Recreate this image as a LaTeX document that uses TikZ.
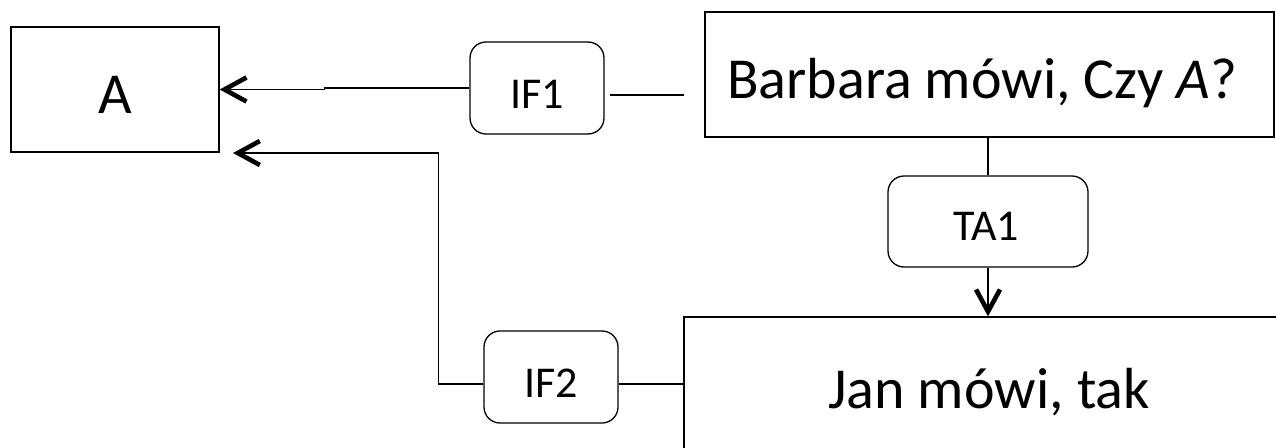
\documentclass[tikz,border=0pt]{standalone}
\usepackage{fontspec}
\setmainfont{Carlito}
\usetikzlibrary{arrows.meta,calc}
\begin{document}
\begin{tikzpicture}[x=1pt,y=-1pt,
  box/.style={draw, line width=1.3pt, rectangle, inner sep=0pt},
  rbox/.style={draw, line width=1.3pt, rounded corners=16pt, inner sep=0pt, minimum width=134pt, minimum height=92pt},
  big/.style={font=\fontsize{58}{62}\selectfont, inner sep=0pt},
  lab/.style={font=\fontsize{44}{48}\selectfont, inner sep=0pt},
  conn/.style={line width=1.1pt},
  chev/.style={-{Straight Barb[length=22pt,width=24pt,line width=4.6pt 0 1,sharp]}},
]
\useasboundingbox (0,0) rectangle (1276,447);
\clip (0,0) rectangle (1276,447);
\fill[white] (0,0) rectangle (1276,447);
% boxes
\node[box, minimum width=208pt, minimum height=125pt] (A) at (115,89.5) {};
\node[box, minimum width=569pt, minimum height=125pt] (B) at (989.5,74.5) {};
\node[box, minimum width=608pt, minimum height=153pt] (J) at (988,393.5) {};
\node[rbox] (IF1) at (537,88) {};
\node[rbox] (IF2) at (551,377) {};
\node[rbox, minimum width=200pt, minimum height=91pt] (TA1) at (988,221.5) {};
% texts
\node[big, anchor=base] (At) at (115,113) {A};
\node[big, anchor=base west] (Bt) at (727,98) {Barbara mówi, Czy \textit{A}?};
\node[big, anchor=base] (Jt) at (989,408) {Jan mówi, tak};
\node[lab, anchor=base] (IF1t) at (537,108) {IF1};
\node[lab, anchor=base] (IF2t) at (551,397) {IF2};
\node[lab, anchor=base] (TA1t) at (986,240) {TA1};
% connectors
\coordinate (t2) at (233,153);
\draw[conn,chev] (IF1.west) -- ++(-145,0) |- (A.east);
\draw[conn,chev] ([yshift=-7pt]IF2.west) -- ++(-45,0) |- (t2);
\draw[conn] (TA1.north |- B.south) -- (TA1.north);
\draw[conn,chev] (TA1.south) -- (TA1.south |- J.north);
\draw[conn, shorten <=5pt, shorten >=20pt] ([yshift=-7pt]IF1.east) -- ([yshift=-7pt]IF1.east -| B.west);
\draw[conn] ([yshift=-7pt]IF2.east) -- ([yshift=-7pt]IF2.east -| J.west);
\end{tikzpicture}
\end{document}
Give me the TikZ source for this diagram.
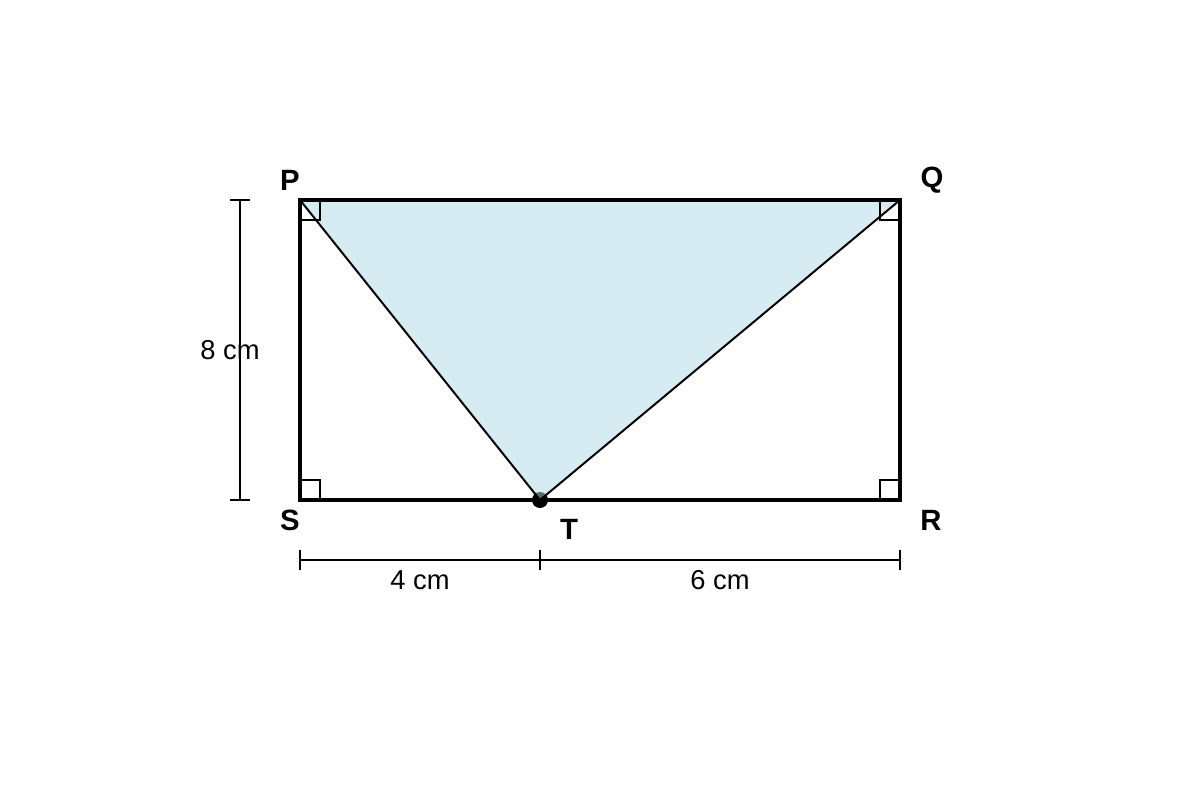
\documentclass[tikz,border=0pt]{standalone}
\usepackage{fontspec}
\setmainfont{Liberation Sans}
\begin{document}
\begin{tikzpicture}[x=0.75pt,y=-0.75pt,
  lbl/.style={font=\fontsize{22pt}{25pt}\selectfont\bfseries, inner sep=0pt},
  dimtxt/.style={font=\fontsize{20.5pt}{23pt}\selectfont, inner sep=0pt},
  rectline/.style={line width=2.4pt},
  triline/.style={line width=1.5pt},
  markline/.style={line width=1.2pt},
  dimline/.style={line width=1.3pt}]
\useasboundingbox (0,0) rectangle (1200,800);
\coordinate (P) at (300,200);
\coordinate (Q) at (900,200);
\coordinate (R) at (900,500);
\coordinate (S) at (300,500);
\coordinate (T) at (540,500);
% dot
\fill (T) circle[radius=8];
% triangle fill
\fill[fill={rgb,255:red,173;green,216;blue,230}, fill opacity=0.5] (P) -- (Q) -- (T) -- cycle;
% rectangle
\draw[rectline] (P) -- (Q) -- (R) -- (S) -- cycle;
% triangle sides
\draw[triline] (P) -- (T) -- (Q);
% right angle marks
\draw[markline] (300,220) -- (320,220) -- (320,200);
\draw[markline] (880,200) -- (880,220) -- (900,220);
\draw[markline] (300,480) -- (320,480) -- (320,500);
\draw[markline] (880,500) -- (880,480) -- (900,480);
% labels
\node[lbl] (lP) at (290,180) {P};
\node[lbl] (lQ) at (932,180) {Q};
\node[lbl] (lS) at (290,520) {S};
\node[lbl] (lR) at (931,520) {R};
\node[lbl] (lT) at (569,529) {T};
% left dimension
\coordinate (d1) at (240,200);
\coordinate (d2) at (240,500);
\draw[dimline] (d1) -- (d2);
\draw[dimline] (230,200) -- (250,200);
\draw[dimline] (230,500) -- (250,500);
\node[dimtxt] (l8) at (230,350) {8 cm};
% bottom dimension
\coordinate (b1) at (300,560);
\coordinate (b2) at (540,560);
\coordinate (b3) at (900,560);
\draw[dimline] (b1) -- (b3);
\draw[dimline] (300,550) -- (300,570);
\draw[dimline] (540,550) -- (540,570);
\draw[dimline] (900,550) -- (900,570);
\node[dimtxt] (l4) at (420,580) {4 cm};
\node[dimtxt] (l6) at (720,580) {6 cm};
\end{tikzpicture}
\end{document}
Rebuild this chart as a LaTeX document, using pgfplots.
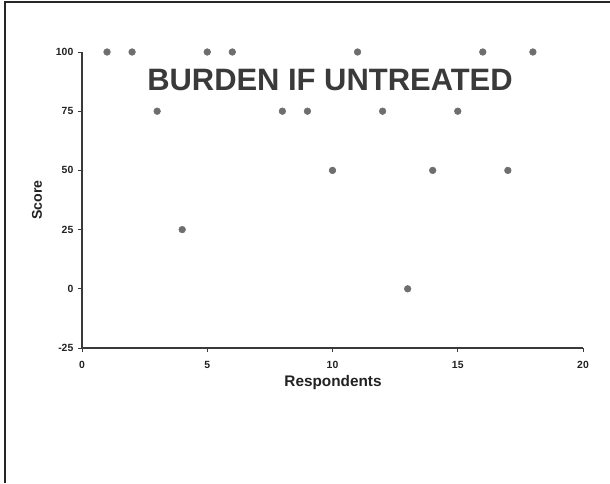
\documentclass[border=0pt]{standalone}
\usepackage{pgfplots}
\pgfplotsset{compat=1.18}
\usepackage{fontspec}
\setmainfont{Liberation Sans}
\definecolor{markc}{HTML}{6E6E6E}
\definecolor{axc}{HTML}{3A3A3A}
\definecolor{txt}{HTML}{222222}
\begin{document}
\begin{tikzpicture}
\path[use as bounding box] (0,0) rectangle (457.5pt,362.25pt);
\fill[white] (0,0) rectangle (457.5pt,362.25pt);
\draw[line width=1.6pt, color=black!85] (3.9pt,0) -- (3.9pt,360.5pt) -- (457.5pt,360.5pt);
\begin{axis}[
  at={(61.5pt,101.25pt)}, anchor=south west,
  width=375.75pt, height=222pt, scale only axis,
  xmin=0, xmax=20, ymin=-25, ymax=100,
  xtick={0,5,10,15,20}, ytick={-25,0,25,50,75,100},
  axis lines=left,
  axis line style={-, line width=0.8pt, color=axc},
  tick align=outside, major tick length=3pt,
  tick style={line width=0.6pt, color=axc},
  /pgf/number format/assume math mode=true,
  ticklabel style={font=\bfseries\fontsize{7.8}{9}\selectfont, color=txt},
  xticklabel style={yshift=-3.5pt},
  xlabel={Respondents}, ylabel={Score},
  xlabel style={font=\bfseries\fontsize{11.5}{13}\selectfont, color=txt, at={(axis description cs:0.501,-0.115)}, anchor=center},
  ylabel style={font=\bfseries\fontsize{10.6}{12}\selectfont, color=txt, at={(axis description cs:-0.09,0.5)}, anchor=center, rotate=0},
  clip=false,
]
\addplot[only marks, mark=*, mark size=2.5pt, color=markc, mark options={draw=markc, fill=markc}] coordinates {
(1,100) (2,100) (3,75) (4,25) (5,100) (6,100) (8,75) (9,75) (10,50) (11,100) (12,75) (13,0) (14,50) (15,75) (16,100) (17,50) (18,100)
};
\node[font=\bfseries\fontsize{23.2}{26}\selectfont, color=axc] at (axis cs:9.9,88.0) {BURDEN IF UNTREATED};
\end{axis}
\end{tikzpicture}
\end{document}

- [Work required] Repeat the records in full, exactly as they appear, without the pictures.

- [Reply]
Recreate this image as a LaTeX document that uses TikZ.
\documentclass[tikz,border=0pt]{standalone}
\usepackage{fontspec}
\setmainfont{Carlito}
\usetikzlibrary{arrows.meta,calc}
\begin{document}
\begin{tikzpicture}[x=1pt,y=-1pt,
  box/.style={draw, line width=1.3pt, rectangle, inner sep=0pt},
  rbox/.style={draw, line width=1.3pt, rounded corners=16pt, inner sep=0pt, minimum width=134pt, minimum height=92pt},
  big/.style={font=\fontsize{58}{62}\selectfont, inner sep=0pt},
  lab/.style={font=\fontsize{44}{48}\selectfont, inner sep=0pt},
  conn/.style={line width=1.1pt},
  chev/.style={-{Straight Barb[length=22pt,width=24pt,line width=4.6pt 0 1,sharp]}},
]
\useasboundingbox (0,0) rectangle (1276,447);
\clip (0,0) rectangle (1276,447);
\fill[white] (0,0) rectangle (1276,447);
% boxes
\node[box, minimum width=208pt, minimum height=125pt] (A) at (115,89.5) {};
\node[box, minimum width=569pt, minimum height=125pt] (B) at (989.5,74.5) {};
\node[box, minimum width=608pt, minimum height=153pt] (J) at (988,393.5) {};
\node[rbox] (IF1) at (537,88) {};
\node[rbox] (IF2) at (551,377) {};
\node[rbox, minimum width=200pt, minimum height=91pt] (TA1) at (988,221.5) {};
% texts
\node[big, anchor=base] (At) at (115,113) {A};
\node[big, anchor=base west] (Bt) at (727,98) {Barbara mówi, Czy \textit{A}?};
\node[big, anchor=base] (Jt) at (989,408) {Jan mówi, tak};
\node[lab, anchor=base] (IF1t) at (537,108) {IF1};
\node[lab, anchor=base] (IF2t) at (551,397) {IF2};
\node[lab, anchor=base] (TA1t) at (986,240) {TA1};
% connectors
\coordinate (t2) at (233,153);
\draw[conn,chev] (IF1.west) -- ++(-145,0) |- (A.east);
\draw[conn,chev] ([yshift=-7pt]IF2.west) -- ++(-45,0) |- (t2);
\draw[conn] (TA1.north |- B.south) -- (TA1.north);
\draw[conn,chev] (TA1.south) -- (TA1.south |- J.north);
\draw[conn, shorten <=5pt, shorten >=20pt] ([yshift=-7pt]IF1.east) -- ([yshift=-7pt]IF1.east -| B.west);
\draw[conn] ([yshift=-7pt]IF2.east) -- ([yshift=-7pt]IF2.east -| J.west);
\end{tikzpicture}
\end{document}
Give me the TikZ source for this diagram.
\documentclass[tikz,border=0pt]{standalone}
\usepackage{fontspec}
\setmainfont{Liberation Sans}
\begin{document}
\begin{tikzpicture}[x=0.75pt,y=-0.75pt,
  lbl/.style={font=\fontsize{22pt}{25pt}\selectfont\bfseries, inner sep=0pt},
  dimtxt/.style={font=\fontsize{20.5pt}{23pt}\selectfont, inner sep=0pt},
  rectline/.style={line width=2.4pt},
  triline/.style={line width=1.5pt},
  markline/.style={line width=1.2pt},
  dimline/.style={line width=1.3pt}]
\useasboundingbox (0,0) rectangle (1200,800);
\coordinate (P) at (300,200);
\coordinate (Q) at (900,200);
\coordinate (R) at (900,500);
\coordinate (S) at (300,500);
\coordinate (T) at (540,500);
% dot
\fill (T) circle[radius=8];
% triangle fill
\fill[fill={rgb,255:red,173;green,216;blue,230}, fill opacity=0.5] (P) -- (Q) -- (T) -- cycle;
% rectangle
\draw[rectline] (P) -- (Q) -- (R) -- (S) -- cycle;
% triangle sides
\draw[triline] (P) -- (T) -- (Q);
% right angle marks
\draw[markline] (300,220) -- (320,220) -- (320,200);
\draw[markline] (880,200) -- (880,220) -- (900,220);
\draw[markline] (300,480) -- (320,480) -- (320,500);
\draw[markline] (880,500) -- (880,480) -- (900,480);
% labels
\node[lbl] (lP) at (290,180) {P};
\node[lbl] (lQ) at (932,180) {Q};
\node[lbl] (lS) at (290,520) {S};
\node[lbl] (lR) at (931,520) {R};
\node[lbl] (lT) at (569,529) {T};
% left dimension
\coordinate (d1) at (240,200);
\coordinate (d2) at (240,500);
\draw[dimline] (d1) -- (d2);
\draw[dimline] (230,200) -- (250,200);
\draw[dimline] (230,500) -- (250,500);
\node[dimtxt] (l8) at (230,350) {8 cm};
% bottom dimension
\coordinate (b1) at (300,560);
\coordinate (b2) at (540,560);
\coordinate (b3) at (900,560);
\draw[dimline] (b1) -- (b3);
\draw[dimline] (300,550) -- (300,570);
\draw[dimline] (540,550) -- (540,570);
\draw[dimline] (900,550) -- (900,570);
\node[dimtxt] (l4) at (420,580) {4 cm};
\node[dimtxt] (l6) at (720,580) {6 cm};
\end{tikzpicture}
\end{document}
Rebuild this chart as a LaTeX document, using pgfplots.
\documentclass[border=0pt]{standalone}
\usepackage{pgfplots}
\pgfplotsset{compat=1.18}
\usepackage{fontspec}
\setmainfont{Liberation Sans}
\definecolor{markc}{HTML}{6E6E6E}
\definecolor{axc}{HTML}{3A3A3A}
\definecolor{txt}{HTML}{222222}
\begin{document}
\begin{tikzpicture}
\path[use as bounding box] (0,0) rectangle (457.5pt,362.25pt);
\fill[white] (0,0) rectangle (457.5pt,362.25pt);
\draw[line width=1.6pt, color=black!85] (3.9pt,0) -- (3.9pt,360.5pt) -- (457.5pt,360.5pt);
\begin{axis}[
  at={(61.5pt,101.25pt)}, anchor=south west,
  width=375.75pt, height=222pt, scale only axis,
  xmin=0, xmax=20, ymin=-25, ymax=100,
  xtick={0,5,10,15,20}, ytick={-25,0,25,50,75,100},
  axis lines=left,
  axis line style={-, line width=0.8pt, color=axc},
  tick align=outside, major tick length=3pt,
  tick style={line width=0.6pt, color=axc},
  /pgf/number format/assume math mode=true,
  ticklabel style={font=\bfseries\fontsize{7.8}{9}\selectfont, color=txt},
  xticklabel style={yshift=-3.5pt},
  xlabel={Respondents}, ylabel={Score},
  xlabel style={font=\bfseries\fontsize{11.5}{13}\selectfont, color=txt, at={(axis description cs:0.501,-0.115)}, anchor=center},
  ylabel style={font=\bfseries\fontsize{10.6}{12}\selectfont, color=txt, at={(axis description cs:-0.09,0.5)}, anchor=center, rotate=0},
  clip=false,
]
\addplot[only marks, mark=*, mark size=2.5pt, color=markc, mark options={draw=markc, fill=markc}] coordinates {
(1,100) (2,100) (3,75) (4,25) (5,100) (6,100) (8,75) (9,75) (10,50) (11,100) (12,75) (13,0) (14,50) (15,75) (16,100) (17,50) (18,100)
};
\node[font=\bfseries\fontsize{23.2}{26}\selectfont, color=axc] at (axis cs:9.9,88.0) {BURDEN IF UNTREATED};
\end{axis}
\end{tikzpicture}
\end{document}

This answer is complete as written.